- Information provided -
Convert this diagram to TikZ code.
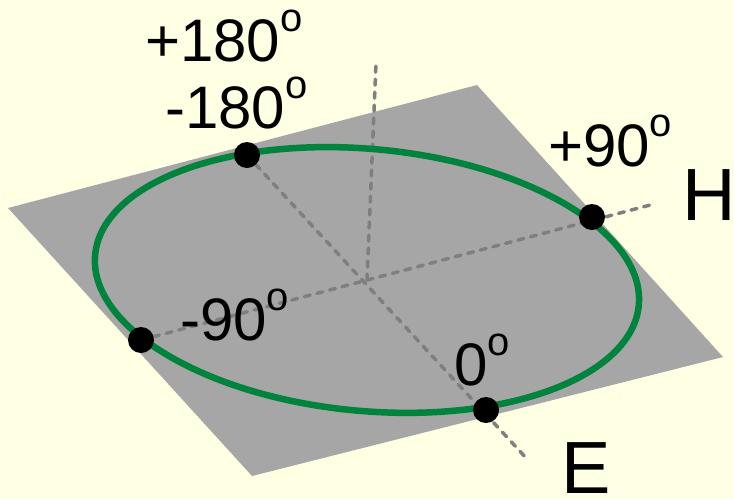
...
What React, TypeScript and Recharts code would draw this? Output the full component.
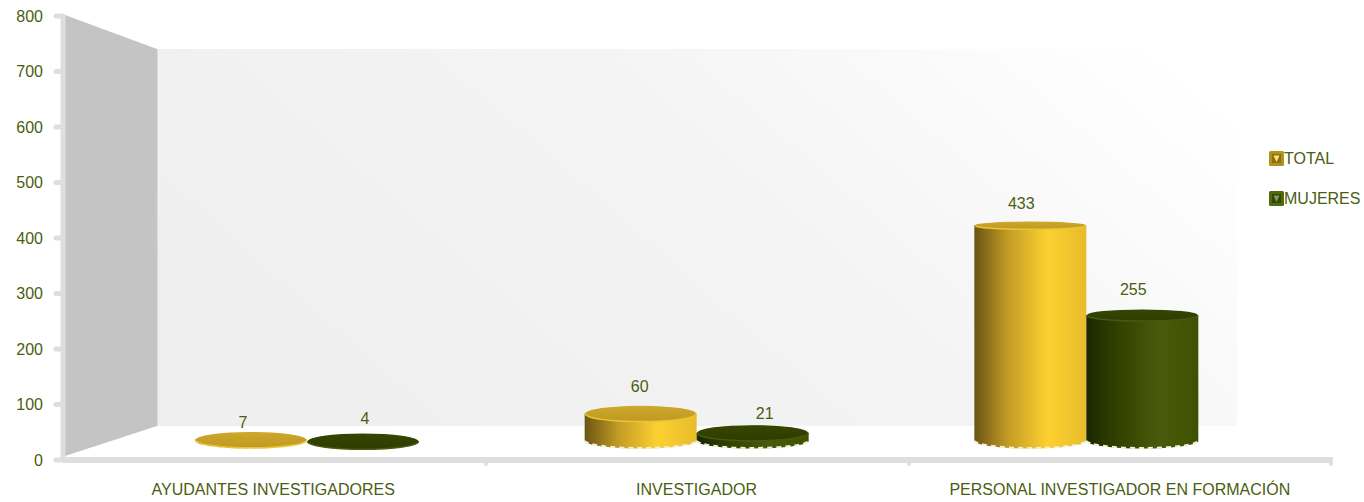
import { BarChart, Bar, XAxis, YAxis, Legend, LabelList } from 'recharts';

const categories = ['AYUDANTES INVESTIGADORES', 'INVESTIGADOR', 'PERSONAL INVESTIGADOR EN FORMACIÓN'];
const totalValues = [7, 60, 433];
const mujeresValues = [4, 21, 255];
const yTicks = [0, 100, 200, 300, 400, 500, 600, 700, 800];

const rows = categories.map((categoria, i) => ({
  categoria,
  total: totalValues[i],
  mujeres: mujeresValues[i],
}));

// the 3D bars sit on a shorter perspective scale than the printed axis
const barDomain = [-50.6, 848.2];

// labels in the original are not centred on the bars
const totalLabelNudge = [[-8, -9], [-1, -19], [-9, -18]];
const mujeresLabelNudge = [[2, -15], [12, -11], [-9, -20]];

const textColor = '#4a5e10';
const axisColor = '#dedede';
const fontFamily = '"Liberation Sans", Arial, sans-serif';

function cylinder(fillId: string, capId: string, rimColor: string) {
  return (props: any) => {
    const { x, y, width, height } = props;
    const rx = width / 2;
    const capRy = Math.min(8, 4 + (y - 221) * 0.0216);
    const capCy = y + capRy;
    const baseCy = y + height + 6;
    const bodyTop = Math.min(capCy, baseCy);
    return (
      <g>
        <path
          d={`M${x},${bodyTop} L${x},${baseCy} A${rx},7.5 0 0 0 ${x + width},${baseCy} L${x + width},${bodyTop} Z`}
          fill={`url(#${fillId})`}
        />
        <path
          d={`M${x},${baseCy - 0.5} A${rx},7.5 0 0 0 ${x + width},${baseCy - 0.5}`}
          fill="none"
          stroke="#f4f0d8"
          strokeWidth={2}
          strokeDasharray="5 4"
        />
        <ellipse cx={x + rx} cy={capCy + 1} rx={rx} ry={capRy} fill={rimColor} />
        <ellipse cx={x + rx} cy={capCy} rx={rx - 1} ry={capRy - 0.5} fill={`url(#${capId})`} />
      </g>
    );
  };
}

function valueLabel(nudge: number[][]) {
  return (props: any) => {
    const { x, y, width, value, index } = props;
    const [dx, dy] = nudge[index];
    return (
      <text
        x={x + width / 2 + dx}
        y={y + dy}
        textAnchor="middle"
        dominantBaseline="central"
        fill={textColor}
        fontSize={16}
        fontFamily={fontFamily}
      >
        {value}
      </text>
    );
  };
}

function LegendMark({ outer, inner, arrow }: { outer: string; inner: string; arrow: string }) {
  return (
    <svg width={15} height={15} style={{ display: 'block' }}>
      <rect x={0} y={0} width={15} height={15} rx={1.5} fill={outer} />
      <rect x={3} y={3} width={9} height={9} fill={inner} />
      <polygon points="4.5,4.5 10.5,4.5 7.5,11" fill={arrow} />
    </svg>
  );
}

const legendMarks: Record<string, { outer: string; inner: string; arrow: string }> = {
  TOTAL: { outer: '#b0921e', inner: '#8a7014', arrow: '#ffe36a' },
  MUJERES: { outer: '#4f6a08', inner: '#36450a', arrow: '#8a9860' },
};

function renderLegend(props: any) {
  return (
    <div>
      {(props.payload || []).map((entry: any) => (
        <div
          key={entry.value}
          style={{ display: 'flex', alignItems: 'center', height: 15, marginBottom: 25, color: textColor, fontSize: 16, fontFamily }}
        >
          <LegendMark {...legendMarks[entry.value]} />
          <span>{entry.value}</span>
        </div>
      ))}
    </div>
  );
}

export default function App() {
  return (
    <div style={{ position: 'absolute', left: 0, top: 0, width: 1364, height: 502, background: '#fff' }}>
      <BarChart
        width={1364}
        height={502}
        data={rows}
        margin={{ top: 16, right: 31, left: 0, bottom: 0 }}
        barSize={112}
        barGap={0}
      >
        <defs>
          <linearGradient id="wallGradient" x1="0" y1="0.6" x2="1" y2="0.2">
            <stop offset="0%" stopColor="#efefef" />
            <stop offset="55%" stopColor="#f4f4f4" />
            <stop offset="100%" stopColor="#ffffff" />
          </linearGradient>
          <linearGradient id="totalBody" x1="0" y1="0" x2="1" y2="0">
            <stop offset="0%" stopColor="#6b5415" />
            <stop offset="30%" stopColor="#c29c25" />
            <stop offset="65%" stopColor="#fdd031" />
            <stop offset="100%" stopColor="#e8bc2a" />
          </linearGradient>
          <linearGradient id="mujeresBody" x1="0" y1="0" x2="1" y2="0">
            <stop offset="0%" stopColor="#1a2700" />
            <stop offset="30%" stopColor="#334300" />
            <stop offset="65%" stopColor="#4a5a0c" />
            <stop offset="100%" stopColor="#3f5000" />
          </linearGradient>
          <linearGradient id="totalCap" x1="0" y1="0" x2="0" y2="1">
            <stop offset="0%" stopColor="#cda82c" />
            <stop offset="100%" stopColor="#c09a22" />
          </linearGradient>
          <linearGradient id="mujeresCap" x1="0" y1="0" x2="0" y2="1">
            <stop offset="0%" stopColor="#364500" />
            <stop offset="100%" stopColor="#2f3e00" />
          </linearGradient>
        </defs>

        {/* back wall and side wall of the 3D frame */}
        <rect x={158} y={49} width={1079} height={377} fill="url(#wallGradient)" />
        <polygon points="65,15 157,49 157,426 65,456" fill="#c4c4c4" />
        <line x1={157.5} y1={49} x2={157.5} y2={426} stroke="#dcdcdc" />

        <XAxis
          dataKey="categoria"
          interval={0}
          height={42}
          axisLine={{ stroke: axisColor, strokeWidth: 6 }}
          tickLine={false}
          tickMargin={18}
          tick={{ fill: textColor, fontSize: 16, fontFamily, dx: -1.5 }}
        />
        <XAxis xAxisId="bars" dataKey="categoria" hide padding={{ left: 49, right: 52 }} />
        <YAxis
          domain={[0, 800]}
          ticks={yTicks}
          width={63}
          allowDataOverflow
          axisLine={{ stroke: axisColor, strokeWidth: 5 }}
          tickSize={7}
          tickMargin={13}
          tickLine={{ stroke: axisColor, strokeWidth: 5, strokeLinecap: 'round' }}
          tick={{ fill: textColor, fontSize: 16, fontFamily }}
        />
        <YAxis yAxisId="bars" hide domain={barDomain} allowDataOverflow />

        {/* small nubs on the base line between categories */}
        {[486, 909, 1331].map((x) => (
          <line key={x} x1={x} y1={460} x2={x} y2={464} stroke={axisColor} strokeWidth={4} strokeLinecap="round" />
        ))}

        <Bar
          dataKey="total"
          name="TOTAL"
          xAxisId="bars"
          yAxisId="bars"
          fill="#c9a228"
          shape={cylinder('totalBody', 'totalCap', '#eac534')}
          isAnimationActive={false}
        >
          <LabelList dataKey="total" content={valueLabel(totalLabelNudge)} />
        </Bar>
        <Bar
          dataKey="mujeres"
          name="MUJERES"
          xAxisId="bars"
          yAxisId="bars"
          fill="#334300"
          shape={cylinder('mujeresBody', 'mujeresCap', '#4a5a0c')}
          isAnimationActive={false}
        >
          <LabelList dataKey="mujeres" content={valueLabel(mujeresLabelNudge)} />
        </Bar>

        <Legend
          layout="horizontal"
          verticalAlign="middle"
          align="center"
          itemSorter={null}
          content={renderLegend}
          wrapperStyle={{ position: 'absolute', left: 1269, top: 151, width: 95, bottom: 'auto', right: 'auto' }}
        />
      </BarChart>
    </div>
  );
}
---
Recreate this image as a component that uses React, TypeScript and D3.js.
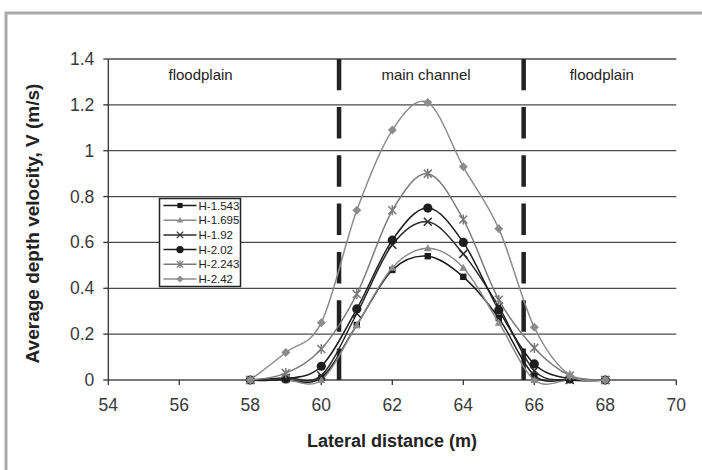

- Stated problem -
Copy each line in the data that holds the word "this".

- Solution -
Convert this diagram to TikZ code.
What React, TypeScript and Recharts code would draw this? Output the full component.
Recreate this image as a component that uses React, TypeScript and D3.js.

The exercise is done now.